- Born: 3 May 1945 Colón, Panama
- Died: 8 September 2026 (aged 81)
- Occupation: Boxing trainer/coach

= María Toto =

Panamanian boxing trainer and coach (1945–2026)

María de la Cruz Murillo (3 May 1945 – 8 September 2026), known as María Toto, was a Panamanian boxing trainer and coach. She began her sporting career as a women's softball coach, before being introduced to boxing in the late 1970s or early 1980s. One of the few women in the field in Panama, Murillo coached boxers including Celestino Caballero, Luis Concepción, Roberto Durán, Guillermo Jones, Vicente Mosquera, and Roberto Vásquez.

== Early life ==
Murillo was born on 3 May 1945, in Colón, Panama. Her father, Luis Murillo, was a line handler originally from Barranquilla; according to Murillo, he physically abused her as a child. One of fifteen children, Murillo described herself as rebellious and disobedient, prone to fighting and stealing. When she was seven, she moved away from her father in Colón to stay with an uncle in El Chorrillo, though she hardly saw him. Throughout her adolescence and young adulthood, she lived in various regions of Panama including Santa Ana, San Pedro, and the San Miguelito District.

== Career ==
Murillo began her sports career as a coach for a women's softball team; when travelling to Costa Rica with the team on one occasion, she was given the nickname 'Toto'. She was introduced to boxing in the late 1970s or early 1980s by the journalist fellow boxing coach Gaspar Mendizábal. After training his boxing students at a gym run by Eugenio Luzcando, she was given her own gym to manage by Pellín Ávila. She subsequently worked for the boxing promoter Rogelio Espiño and gym owner Luis Espada. By the 2010s, she was working at the Los Rockeros gym in Panama.
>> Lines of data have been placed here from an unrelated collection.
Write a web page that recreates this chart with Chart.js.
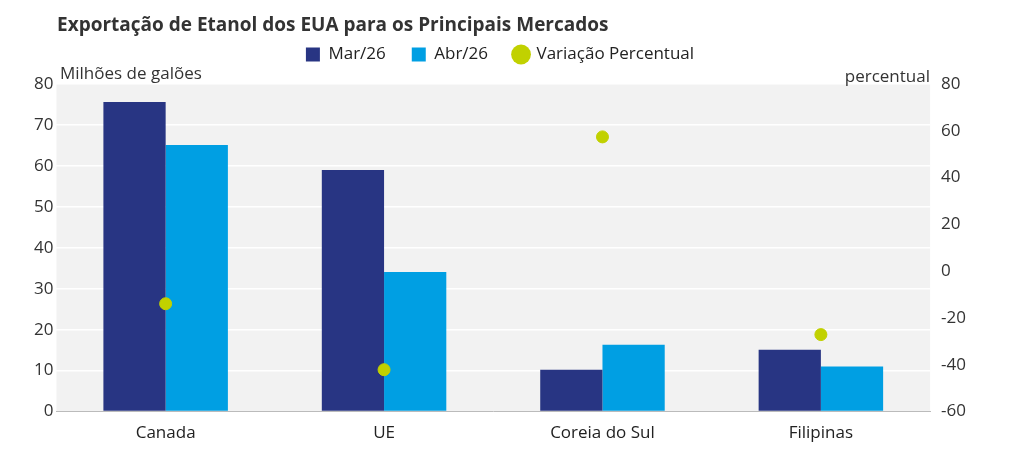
<!DOCTYPE html>
<html><head><meta charset="utf-8">
<script src="https://cdn.jsdelivr.net/npm/chart.js@4"></script>
<style>body{margin:0;background:#fff}#wrap{width:1011px;height:458px}</style>
</head><body><div id="wrap"><canvas id="myChart"></canvas></div>
<script>
const categories = ['Canada', 'UE', 'Coreia do Sul', 'Filipinas'];
const mar26 = [75.6, 59.0, 10.2, 15.1];
const abr26 = [65.1, 34.1, 16.3, 11.0];
const variacao = [-13.9, -42.1, 57.4, -27.1];

const font = "'Open Sans', sans-serif";

const extras = {
    id: 'extras',
    beforeInit(chart) {
        const lg = chart.legend;
        const fit = lg.fit;
        lg.fit = function () { fit.call(lg); lg.height += 11; };
    },
    beforeDraw(chart) {
        const c = chart.ctx, a = chart.chartArea;
        c.save();
        c.fillStyle = '#f2f2f2';
        c.fillRect(a.left, a.top, a.right - a.left, a.bottom - a.top);
        c.restore();
    },
    afterDraw(chart) {
        const c = chart.ctx;
        c.save();
        c.fillStyle = '#333';
        c.textAlign = 'left';
        c.font = 'bold 19px ' + font;
        c.fillText('Exportação de Etanol dos EUA para os Principais Mercados', 57, 26);
        c.font = '17px ' + font;
        c.fillText('Milhões de galões', 60, 74);
        c.textAlign = 'right';
        c.fillText('percentual', 930, 77);
        c.restore();
    }
};

const ctx = document.getElementById('myChart').getContext('2d');
const myChart = new Chart(ctx, {
    type: 'bar',
    data: {
        labels: categories,
        datasets: [
            { label: 'Mar/26', data: mar26, backgroundColor: '#283583', yAxisID: 'y', order: 2 },
            { label: 'Abr/26', data: abr26, backgroundColor: '#009fe3', yAxisID: 'y', order: 2 },
            { label: 'Variação Percentual', type: 'line', data: variacao, yAxisID: 'y1',
              showLine: false, pointRadius: 6, pointHoverRadius: 6,
              backgroundColor: '#c1d100', borderColor: '#c1d100', order: 1 }
        ]
    },
    options: {
        responsive: true,
        maintainAspectRatio: false,
        animation: false,
        layout: { padding: { left: 31, right: 42, top: 20, bottom: 12 } },
        datasets: { bar: { categoryPercentage: 0.57, barPercentage: 1 } },
        plugins: {
            legend: { labels: { color: '#222', font: { family: font, size: 17 }, boxWidth: 14, boxHeight: 14,
                                padding: 26,
                                sort: (a, b) => a.datasetIndex - b.datasetIndex,
                                generateLabels(chart) {
                                    const l = Chart.defaults.plugins.legend.labels.generateLabels(chart);
                                    l.forEach(i => { i.pointStyle = i.datasetIndex === 2 ? 'circle' : 'rect'; i.lineWidth = 0; });
                                    return l;
                                }, usePointStyle: true },
                      padding: 0 },
            tooltip: { enabled: false }
        },
        scales: {
            x: {
                grid: { display: false, offset: true },
                border: { color: '#bbb' },
                ticks: { color: '#222', font: { family: font, size: 17 } }
            },
            y: {
                position: 'left', min: 0, max: 80,
                ticks: { stepSize: 10, color: '#333', font: { family: font, size: 17 } },
                grid: { color: '#ffffff', lineWidth: 1.5, drawTicks: false },
                border: { display: false }
            },
            y1: {
                position: 'right', min: -60, max: 80,
                ticks: { stepSize: 20, color: '#333', font: { family: font, size: 17 } },
                grid: { display: false },
                border: { display: false }
            }
        }
    },
    plugins: [extras]
});
</script></body></html>
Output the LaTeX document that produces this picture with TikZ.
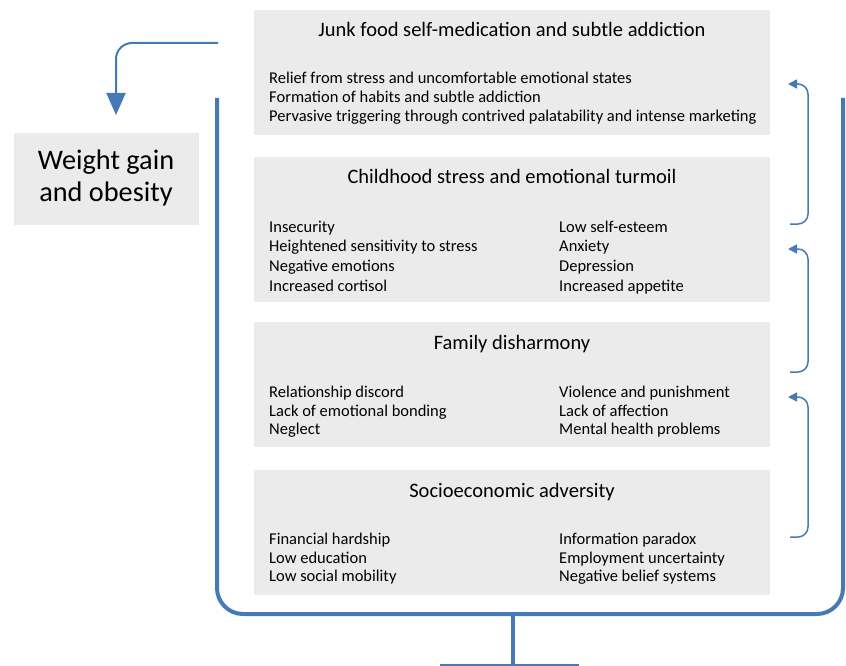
\documentclass[tikz,border=0pt]{standalone}
\usepackage{fontspec}
\setmainfont{Carlito}
\usetikzlibrary{arrows.meta}
\definecolor{flowblue}{RGB}{70,122,182}
\definecolor{panelgray}{RGB}{235,235,235}
\tikzset{
  panel/.style={fill=panelgray, draw=none, anchor=north west, inner sep=0pt},
  paneltitle/.style={anchor=base, inner sep=0pt, font=\fontsize{20.5}{24}\selectfont},
  item/.style={anchor=base west, inner sep=0pt, font=\fontsize{16.5}{19}\selectfont},
  bigtext/.style={anchor=base, inner sep=0pt, font=\fontsize{28.3}{33}\selectfont},
  frame/.style={draw=flowblue, line width=4pt, rounded corners=26pt},
  loop/.style={draw=flowblue, line width=1.5pt, rounded corners=10pt,
    -{Triangle[width=9pt,length=9pt]}},
  feed/.style={draw=flowblue, line width=2pt, rounded corners=16pt,
    -{Triangle[width=19pt,length=22pt]}}
}
\begin{document}
\begin{tikzpicture}[x=1pt, y=-1pt]
\useasboundingbox (0,0) rectangle (846,666);
\clip (0,0) rectangle (846,666);

% panels
\node[panel, minimum width=516pt, minimum height=125pt] (p1) at (254,10) {};
\node[panel, minimum width=516pt, minimum height=145pt] (p2) at (254,157) {};
\node[panel, minimum width=516pt, minimum height=125pt] (p3) at (254,322) {};
\node[panel, minimum width=516pt, minimum height=125pt] (p4) at (254,470) {};
\node[panel, minimum width=185pt, minimum height=92pt] (wg) at (14,133) {};

% panel 1
\node[paneltitle] (t1) at (512,37) {Junk food self-medication and subtle addiction};
\node[item] (a1) at (269,84) {Relief from stress and uncomfortable emotional states};
\node[item] (a2) at (269,103) {Formation of habits and subtle addiction};
\node[item] (a3) at (269,122) {Pervasive triggering through contrived palatability and intense marketing};

% panel 2
\node[paneltitle] (t2) at (512,183) {Childhood stress and emotional turmoil};
\node[item] (b1) at (269,232) {Insecurity};
\node[item] (b2) at (269,251) {Heightened sensitivity to stress};
\node[item] (b3) at (269,271) {Negative emotions};
\node[item] (b4) at (269,291) {Increased cortisol};
\node[item] (b5) at (559,232) {Low self-esteem};
\node[item] (b6) at (559,251) {Anxiety};
\node[item] (b7) at (559,271) {Depression};
\node[item] (b8) at (559,291) {Increased appetite};

% panel 3
\node[paneltitle] (t3) at (512,349) {Family disharmony};
\node[item] (c1) at (269,397) {Relationship discord};
\node[item] (c2) at (269,416) {Lack of emotional bonding};
\node[item] (c3) at (269,434) {Neglect};
\node[item] (c4) at (559,397) {Violence and punishment};
\node[item] (c5) at (559,416) {Lack of affection};
\node[item] (c6) at (559,434) {Mental health problems};

% panel 4
\node[paneltitle] (t4) at (512,497) {Socioeconomic adversity};
\node[item] (d1) at (269,544) {Financial hardship};
\node[item] (d2) at (269,563) {Low education};
\node[item] (d3) at (269,581) {Low social mobility};
\node[item] (d4) at (559,544) {Information paradox};
\node[item] (d5) at (559,563) {Employment uncertainty};
\node[item] (d6) at (559,581) {Negative belief systems};

% outcome
\node[bigtext] (w1) at (106,169) {Weight gain};
\node[bigtext] (w2) at (106,201) {and obesity};

% enclosing frame with its stem
\coordinate (fl) at (217,98);
\coordinate (fr) at (843,98);
\coordinate (stemtop) at (513,614);
\coordinate (stembot) at (513,666);
\coordinate (baseL) at (440,666);
\coordinate (baseR) at (579,666);
\draw[frame] (fl) -- (217,614) -- (843,614) -- (fr);
\draw[draw=flowblue, line width=4pt] (stemtop) -- (stembot);
\draw[draw=flowblue, line width=4pt] (baseL) -- (baseR);

% feedback from the top panel to the outcome
\coordinate (fs) at (218,43);
\coordinate (fe) at (116,115);
\draw[feed] (fs) -- (116,43) -- (fe);

% upward steps between panels
\coordinate (s1) at (790,224);
\coordinate (e1) at (788,84);
\coordinate (s2) at (790,372);
\coordinate (e2) at (788,249);
\coordinate (s3) at (790,537);
\coordinate (e3) at (788,397);
\draw[loop] (s1) -- (808,224) -- (808,84) -- (e1);
\draw[loop] (s2) -- (808,372) -- (808,249) -- (e2);
\draw[loop] (s3) -- (808,537) -- (808,397) -- (e3);
\end{tikzpicture}
\end{document}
She was one of the first and only female boxing trainers in Panama and her career spanned over forty years. In 2013, she was honored at the San Miguelito District City Hall for her contributions to the sport. Murillo coached boxers including Rosendo Álvarez, Celestino Caballero, Luis Concepción, Roberto Durán, Guillermo Jones, Carlos Melo, Vicente Mosquera, and Roberto Vásquez. To support herself, Murillo worked a variety of jobs, including as a courier, elevator operator, selling newspapers, and at a racetrack; she also worked in government jobs.

Murillo did not support women's boxing.

== Personal life and death ==
Murillo had one child, a son, whose father was a jockey. She had medical issues which affected her spine and knees. In the 1970s, she was hit by a car and hospitalized for six months, during which the doctors put a plate into her leg.

She died on 8 September 2026; her death was announced to the public the following day. She died on the same day as Panamanian boxer Ismael Laguna. Archbishop of Panama José Domingo Ulloa Mendieta extended his condolences following her death.